Mainz. . Tobias Schlegl gehörte einst zu den jungen Wilden des Musikfernsehens – wie Stefan Raab und Christian Ulmen. Alle drei haben Karriere gemacht. Warum Schlegl beim ZDF-Kulturmagazin „Aspekte“ einsteigt und was er bei Viva lernte, verrät er im Interview.

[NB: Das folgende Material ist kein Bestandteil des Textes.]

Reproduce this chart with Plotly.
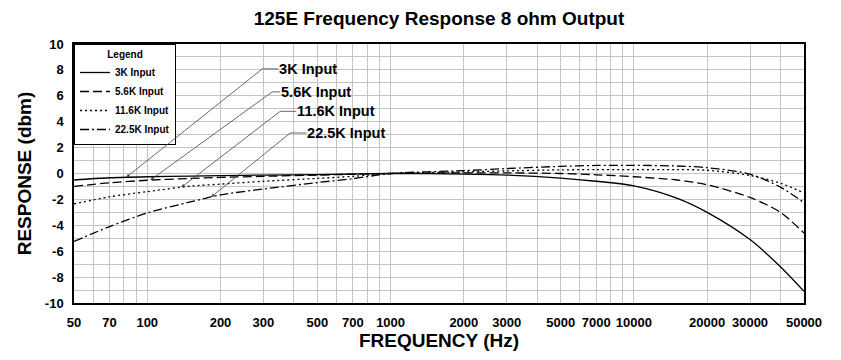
import numpy as np
import plotly.graph_objects as go

# ---- data ----
freq = [50, 70, 100, 150, 200, 300, 500, 700, 1000, 2000, 3000, 5000, 7000,
        10000, 15000, 20000, 30000, 40000, 50000]
resp_3k = [-0.5, -0.33, -0.25, -0.2, -0.16, -0.12, -0.08, -0.04, 0.0, -0.05, -0.12,
           -0.35, -0.6, -0.95, -1.9, -3.0, -5.1, -7.2, -9.1]
resp_5k6 = [-1.0, -0.72, -0.52, -0.38, -0.3, -0.22, -0.12, -0.06, 0.0, 0.05, 0.05,
            0.0, -0.1, -0.25, -0.5, -0.87, -1.85, -3.0, -4.6]
resp_11k6 = [-2.35, -1.8, -1.4, -0.98, -0.82, -0.6, -0.38, -0.22, 0.0, 0.12, 0.2,
             0.28, 0.3, 0.3, 0.3, 0.25, -0.15, -0.75, -1.5]
resp_22k5 = [-5.25, -4.1, -3.05, -2.2, -1.65, -1.2, -0.7, -0.4, 0.0, 0.22, 0.38,
             0.55, 0.62, 0.63, 0.58, 0.45, -0.05, -1.05, -2.25]

series_names = ["3K Input", "5.6K Input", "11.6K Input", "22.5K Input"]
series_values = [resp_3k, resp_5k6, resp_11k6, resp_22k5]
series_dash = ["solid", "9px,4px", "2px,3px", "9px,3px,2px,3px"]

x_tick_labels = [50, 70, 100, 200, 300, 500, 700, 1000, 2000, 3000, 5000, 7000,
                 10000, 20000, 30000, 50000]
y_tick_labels = [-10, -8, -6, -4, -2, 0, 2, 4, 6, 8, 10]

# callout labels: where the arrow touches each curve, and where the leader starts
callout_freq = [82, 103, 138, 183]
callout_tail_freq = [297, 326, 352, 387]
callout_tail_db = [8.08, 6.3, 4.8, 3.13]
callout_gap = [4, 2, 4, 4]   # non-breaking spaces before the label text

FONT = "Liberation Sans, Arial, sans-serif"

# the page body has an 8px margin, so the figure is drawn 8px smaller
W, H = 841 - 8, 360 - 8

# gridline positions: every 1..9 x decade
grid_x = []
for dec in [10, 100, 1000, 10000]:
    for m in range(1, 10):
        v = m * dec
        if 50 <= v <= 50000:
            grid_x.append(v)
grid_text = [str(v) if v in x_tick_labels else "" for v in grid_x]

fig = go.Figure()
for name, vals, dash in zip(series_names, series_values, series_dash):
    fig.add_trace(go.Scatter(
        x=freq, y=vals, mode="lines", name=name,
        line=dict(color="black", width=1.3, dash=dash, shape="spline", smoothing=0.8),
    ))

logf = np.log10(freq)
for i, (name, vals) in enumerate(zip(series_names, series_values)):
    hx = np.log10(callout_freq[i])
    hy = float(np.interp(hx, logf, vals))
    gap = callout_gap[i]
    fig.add_annotation(
        x=hx, y=hy, xref="x", yref="y",
        ax=np.log10(callout_tail_freq[i]), ay=callout_tail_db[i], axref="x", ayref="y",
        text="\u00a0" * gap + name, showarrow=True, xanchor="left", yanchor="middle",
        borderpad=0, arrowhead=2, arrowsize=0.9, arrowwidth=0.8, arrowcolor="#444",
        font=dict(family=FONT, size=14.5, color="black", weight="bold"),
    )
    fig.add_shape(
        type="line", xref="x", yref="y",
        xsizemode="pixel", ysizemode="pixel",
        xanchor=callout_tail_freq[i], yanchor=callout_tail_db[i],
        x0=0, x1=gap * 4, y0=0, y1=0,
        line=dict(color="#444", width=0.8),
    )

fig.update_layout(
    width=W, height=H,
    margin=dict(l=66, r=37, t=36, b=57),
    paper_bgcolor="white", plot_bgcolor="white",
    title=dict(text="125E Frequency Response 8 ohm Output", x=0.5, xref="paper",
               y=1 - 10 / H, yref="container", yanchor="middle", xanchor="center",
               font=dict(family=FONT, size=19, color="black", weight="bold")),
    legend=dict(x=0, y=1, xanchor="left", yanchor="top", bgcolor="white",
                bordercolor="black", borderwidth=1,
                font=dict(family=FONT, size=10, color="black", weight="bold"),
                title=dict(text="Legend", side="top center",
                           font=dict(family=FONT, size=10, color="black", weight="bold"))),
    showlegend=True,
)
fig.update_xaxes(
    type="log", range=[np.log10(50), np.log10(50000)],
    tickmode="array", tickvals=grid_x, ticktext=grid_text,
    showgrid=True, gridcolor="#c4c4c4", gridwidth=1,
    showline=True, linecolor="black", linewidth=1.5, mirror=True,
    ticks="outside", ticklen=7, tickcolor="rgba(0,0,0,0)",
    tickfont=dict(family=FONT, size=13, color="black", weight="bold"),
    title=dict(text="FREQUENCY (Hz)", standoff=4,
               font=dict(family=FONT, size=19, color="black", weight="bold")),
)
fig.update_yaxes(
    range=[-10, 10], tickmode="array", tickvals=y_tick_labels,
    ticktext=[str(v) for v in y_tick_labels],
    showgrid=True, gridcolor="#c4c4c4", gridwidth=1, zeroline=False,
    minor=dict(dtick=1, showgrid=True, gridcolor="#c4c4c4", gridwidth=1),
    showline=True, linecolor="black", linewidth=1.5, mirror=True,
    ticks="outside", ticklen=6, tickcolor="rgba(0,0,0,0)",
    tickfont=dict(family=FONT, size=13, color="black", weight="bold"),
    title=dict(text="RESPONSE (dbm)", standoff=8,
               font=dict(family=FONT, size=19, color="black", weight="bold")),
)

fig.write_html("out.html")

Die Generation Musikfernsehen ist erwachsen geworden. Einer der einstmals jungen Wilden ist Tobias Schlegl, der zuletzt mit dem Satire-Magazin „extra 3“ im NDR-Fernsehen Furore machte. Jetzt steigt er bei dem ZDF-Kulturmagazin „Aspekte“ (ZDF, 23 Uhr) ein. Jürgen Overkott sprach mit dem 36-jährigen Kölner.

Ich habe Ihre Biografie gelesen und bin beeindruckt. Sie sind: Radiomoderator, Fernsehmoderator, unter anderem bei Viva, Musiker, Autor, obendrein engagieren Sie sich für Attac und sind Vegetarier. Wer sind Sie – und wenn ja, wie viele?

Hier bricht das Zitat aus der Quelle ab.